(I was actually going to write a lovey dovey happy story but someone had to ruin it.I don't know if the person I am writing to has actually seen this blog. If you have, Congrats! At least you did something you could do on your own.)
I am literally tired of this, I'm tired of everything.! ...Why do I have to be so nice to everyone? It is a gift, but a curse. I actually really like to do kind things to people, but when you expect me to do things I am 110% percent uncomfortable doing..just no. This person has a habit of bringing people down. What he doesn't know, (Yes, It's a Guy. He has never been mentioned in this blog though. I never wanted to write about this dude but for what he is doing to me..He deserves it.) is that he is hurting me the most.
He is just 'too busy' realizing it. So, he is thinking that "Oh I can hang out with my best friend's ex but she can't hang out mine? It doesn't matter, they were never really dating!" "I'm going to forget about my friend, I'm sure she will be okay! You know what? I'm going to forget everything that ever happened between us!" "I am going to be the one hurting her and never notice it!" .....
If he doesn't think that is what he is doing, well it's actually how I feel. Doesn't he know what I have been through? Why can't I be the one who gets the help? I guess I'm more "helpless" than "helpful".

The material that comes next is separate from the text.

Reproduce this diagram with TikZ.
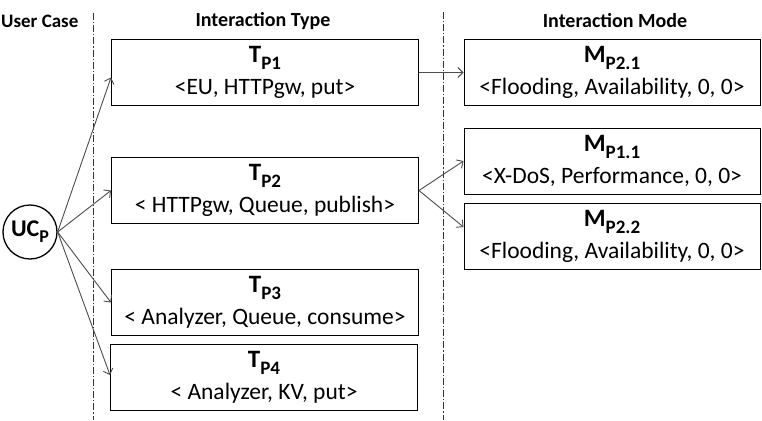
\documentclass[tikz,border=0pt]{standalone}
\usepackage{fontspec}
\setmainfont{Carlito}
\usetikzlibrary{arrows.meta,calc}
\newcommand{\ttl}[2]{\textbf{\fontsize{25}{25}\selectfont #1\raisebox{-7pt}{\fontsize{19}{19}\selectfont #2}}}
\newcommand{\uct}[2]{\textbf{\fontsize{24}{24}\selectfont #1\raisebox{-6pt}{\fontsize{18}{18}\selectfont #2}}}
\begin{document}
\begin{tikzpicture}[x=1pt,y=-1pt,
  hdr/.style={font=\fontsize{20}{22}\selectfont\bfseries, inner sep=0pt},
  tbox/.style={draw=black, line width=1pt, minimum width=307pt, minimum height=66pt, align=center, font=\fontsize{23.5}{32}\selectfont, inner sep=0pt},
  mbox/.style={draw=black, line width=1pt, minimum width=296pt, minimum height=66pt, align=center, font=\fontsize{23.5}{32}\selectfont, inner sep=0pt},
  ucnode/.style={draw=black, circle, line width=1.3pt, minimum size=54pt, inner sep=0pt},
  conn/.style={draw=black!70, line width=0.9pt, -{Straight Barb[length=5pt,width=10pt]}},
  sep/.style={draw=black!80, line width=0.8pt, dash pattern=on 7pt off 2pt on 1.2pt off 2pt}]
\useasboundingbox (0,0) rectangle (762,420);
% headers
\node[hdr, anchor=west, font=\fontsize{19}{21}\selectfont\bfseries] (h1) at (1,21) {User Case};
\node[hdr] (h2) at (263,21) {Interaction Type};
\node[hdr] (h3) at (615,21) {Interaction Mode};
% separators
\coordinate (s1a) at (93,13); \coordinate (s1b) at (93,420);
\coordinate (s2a) at (443,12); \coordinate (s2b) at (443,420);
\draw[sep] (s1a) -- (s1b);
\draw[sep] (s2a) -- (s2b);
% user case
\node[ucnode] (uc) at (30,232) {\uct{UC}{P}};
% type boxes
\node[tbox] (t1) at (265,72.5) {\ttl{T}{P1}\\<EU, HTTPgw, put>};
\node[tbox] (t2) at (265,190.5) {\ttl{T}{P2}\\< HTTPgw, Queue, publish>};
\node[tbox] (t3) at (265,302.5) {\ttl{T}{P3}\\< Analyzer, Queue, consume>};
\node[tbox] (t4) at (264,377) {\ttl{T}{P4}\\< Analyzer, KV, put>};
% mode boxes
\node[mbox] (m21) at (612,72.5) {\ttl{M}{P2.1}\\<Flooding, Availability, 0, 0>};
\node[mbox] (m11) at (612,161) {\ttl{M}{P1.1}\\<X-DoS, Performance, 0, 0>};
\node[mbox] (m22) at (612,236) {\ttl{M}{P2.2}\\<Flooding, Availability, 0, 0>};
% connectors
\draw[conn] (uc.east) -- ($(t1.west)+(0,5)$);
\draw[conn] (uc.east) -- (t2.west);
\draw[conn] (uc.east) -- (t3.west);
\draw[conn] (uc.east) -- ($(t4.west)+(0,-2)$);
\draw[conn] (t1.east) -- (m21.west);
\draw[conn] (t2.east) -- (m11.west);
\draw[conn] (t2.east) -- ($(m22.west)+(0,-9)$);
\end{tikzpicture}
\end{document}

Yeah, I get that he has been through a tough time. But, COME ON! He really has to understand what he is doing to people. I am going to admit something so don't judge: I actually thought I was "special" to him. I'm going to give you a minute to pause and laugh....................................................................
But, He actually has a lot of "special" friends. I think I'm just going to be one less person he will ever care about. I remember where he said that we will still be friends in the beginning in the school year.
Well, look at him! Hurting me so much and not noticing!
He may think that all these other people are bringing me down, but he will be surprised that person is him. I actually hope he isn't the only one. But like always, I seem to get my hopes up.
Love,
A
(P.S. I still have no idea if he has ever seen the blog. Let me say this: If he was really a good friend of mine, he would never ever do anything to me. Also if he was my friend, he would understand what I'm saying and apologize before my nightmare of falling apart becomes a complete reality.)